> RAW DATA
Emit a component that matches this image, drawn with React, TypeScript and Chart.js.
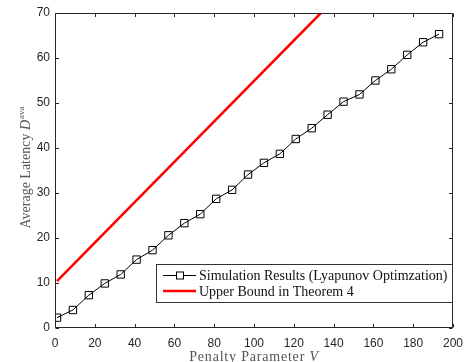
import React, { useEffect, useRef } from "react";
import { Chart, registerables } from "chart.js";

Chart.register(...registerables);

const penaltyV = [1, 9, 17, 25, 33, 41, 49, 57, 65, 73, 81, 89, 97, 105, 113, 121, 129, 137, 145, 153, 161, 169, 177, 185, 193];
const simLatency = [2.3, 4.0, 7.3, 9.9, 11.9, 15.2, 17.3, 20.6, 23.3, 25.3, 28.7, 30.7, 34.1, 36.7, 38.7, 42.0, 44.4, 47.4, 50.3, 51.9, 55.0, 57.5, 60.7, 63.5, 65.3];
const boundV = [1, 133.6];
const boundLatency = [10.4, 70];
const xTicks = [0, 20, 40, 60, 80, 100, 120, 140, 160, 180, 200];
const yTicks = [0, 10, 20, 30, 40, 50, 60, 70];
const legendLabels = ["Simulation Results (Lyapunov Optimzation)", "Upper Bound in Theorem 4"];

const SERIF = "'Liberation Serif', 'Times New Roman', serif";
const SANS = "'Liberation Sans', Arial, sans-serif";
const AXIS = "#262626";

const decor = {
  id: "decor",
  afterDraw(chart: any) {
    const { ctx, chartArea: a, scales } = chart;
    const xs = scales.x;
    const ys = scales.y;
    ctx.save();
    ctx.strokeStyle = AXIS;
    ctx.lineWidth = 1;
    const L = Math.round(a.left) + 0.5;
    const R = Math.round(a.right) - 0.5;
    const T = Math.round(a.top) + 0.5;
    const B = Math.round(a.bottom) - 0.5;
    ctx.beginPath();
    ctx.rect(L, T, R - L, B - T);
    const tl = 3.5;
    xTicks.forEach((v) => {
      const px = Math.round(xs.getPixelForValue(v)) + 0.5;
      ctx.moveTo(px, B);
      ctx.lineTo(px, B - tl);
      ctx.moveTo(px, T);
      ctx.lineTo(px, T + tl);
    });
    yTicks.forEach((v) => {
      const py = Math.round(ys.getPixelForValue(v)) + 0.5;
      ctx.moveTo(L, py);
      ctx.lineTo(L + tl, py);
      ctx.moveTo(R, py);
      ctx.lineTo(R - tl, py);
    });
    ctx.stroke();

    // Legend
    const lx = 156.5, ly = 264.5, lw = 296, lh = 38;
    ctx.fillStyle = "#ffffff";
    ctx.fillRect(lx, ly, lw, lh);
    ctx.strokeStyle = "#333333";
    ctx.strokeRect(lx, ly, lw, lh);
    const rows = [275, 291];
    ctx.strokeStyle = "#000000";
    ctx.lineWidth = 1;
    ctx.beginPath();
    ctx.moveTo(163, rows[0] + 0.5);
    ctx.lineTo(196, rows[0] + 0.5);
    ctx.stroke();
    ctx.fillStyle = "#ffffff";
    ctx.fillRect(176.5, rows[0] - 3, 7, 7);
    ctx.strokeRect(176.5, rows[0] - 3, 7, 7);
    ctx.strokeStyle = "#ff0000";
    ctx.lineWidth = 2.5;
    ctx.beginPath();
    ctx.moveTo(163, rows[1]);
    ctx.lineTo(196, rows[1]);
    ctx.stroke();
    ctx.fillStyle = "#111111";
    ctx.font = `14px ${SERIF}`;
    ctx.textBaseline = "middle";
    ctx.textAlign = "left";
    ctx.fillText(legendLabels[0], 199, rows[0] + 1);
    ctx.fillText(legendLabels[1], 199, rows[1] + 1);

    // Y title
    ctx.fillStyle = "#555555";
    const main = "Average Latency ";
    ctx.font = `14px ${SERIF}`;
    const w1 = ctx.measureText(main).width;
    ctx.font = `italic 14px ${SERIF}`;
    const w2 = ctx.measureText("D").width;
    ctx.font = `9px ${SERIF}`;
    const w3 = ctx.measureText("ava").width;
    const tot = w1 + w2 + 1 + w3;
    ctx.translate(29.5, 167.5);
    ctx.rotate(-Math.PI / 2);
    ctx.textBaseline = "alphabetic";
    let x0 = -tot / 2;
    ctx.font = `14px ${SERIF}`;
    ctx.fillText(main, x0, 0);
    x0 += w1;
    ctx.font = `italic 14px ${SERIF}`;
    ctx.fillText("D", x0, 0);
    x0 += w2 + 1;
    ctx.font = `9px ${SERIF}`;
    ctx.fillText("ava", x0, -6);
    ctx.setTransform(1, 0, 0, 1, 0, 0);

    // X title
    const m2 = "Penalty Parameter ";
    (ctx as any).letterSpacing = "0.8px";
    ctx.font = `14px ${SERIF}`;
    const v1 = ctx.measureText(m2).width;
    ctx.font = `italic 14px ${SERIF}`;
    const v2 = ctx.measureText("V").width;
    const x1 = 254 - (v1 + v2) / 2;
    ctx.font = `14px ${SERIF}`;
    ctx.fillText(m2, x1, 361);
    ctx.font = `italic 14px ${SERIF}`;
    ctx.fillText("V", x1 + v1, 361);
    (ctx as any).letterSpacing = "0px";
    ctx.restore();
  },
};

export default function App() {
  const ref = useRef<HTMLCanvasElement>(null);
  useEffect(() => {
    if (!ref.current) return;
    const chart = new Chart(ref.current, {
      type: "line",
      data: {
        datasets: [
          {
            data: penaltyV.map((v, i) => ({ x: v, y: simLatency[i] })),
            borderColor: "#000000",
            borderWidth: 1,
            pointStyle: "rect",
            pointRadius: 5.2,
            pointBorderColor: "#000000",
            pointBorderWidth: 1,
            pointBackgroundColor: "rgba(0,0,0,0)",
            tension: 0,
          },
          {
            data: boundV.map((v, i) => ({ x: v, y: boundLatency[i] })),
            borderColor: "#ff0000",
            borderWidth: 2.5,
            pointRadius: 0,
            tension: 0,
          },
        ],
      },
      options: {
        animation: false,
        responsive: false,
        devicePixelRatio: 1,
        layout: { padding: { left: 0, top: 13, right: 12, bottom: 0 } },
        plugins: { legend: { display: false }, tooltip: { enabled: false } },
        scales: {
          x: {
            type: "linear",
            min: 0,
            max: 200,
            afterFit: (s: any) => { s.height = 34; },
            afterBuildTicks: (s: any) => { s.ticks = xTicks.map((v) => ({ value: v })); },
            grid: { display: false, drawTicks: false },
            border: { display: false },
            ticks: { color: AXIS, font: { family: SANS, size: 12 }, padding: 8, maxRotation: 0 },
          },
          y: {
            type: "linear",
            min: 0,
            max: 70,
            afterFit: (s: any) => { s.width = 55; },
            afterBuildTicks: (s: any) => { s.ticks = yTicks.map((v) => ({ value: v })); },
            grid: { display: false, drawTicks: false },
            border: { display: false },
            ticks: { color: AXIS, font: { family: SANS, size: 12 }, padding: 5 },
          },
        },
      },
      plugins: [decor],
    });
    return () => chart.destroy();
  }, []);
  return (
    <div style={{ position: "absolute", left: 0, top: 0, width: 471, height: 362, background: "#fff" }}>
      <canvas ref={ref} width={471} height={362} />
    </div>
  );
}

> EXERCISE
Copy out the lines that hold "React".

> FULL ANSWER
Emit a component that matches this image, drawn with React, TypeScript and Chart.js.
import React, { useEffect, useRef } from "react";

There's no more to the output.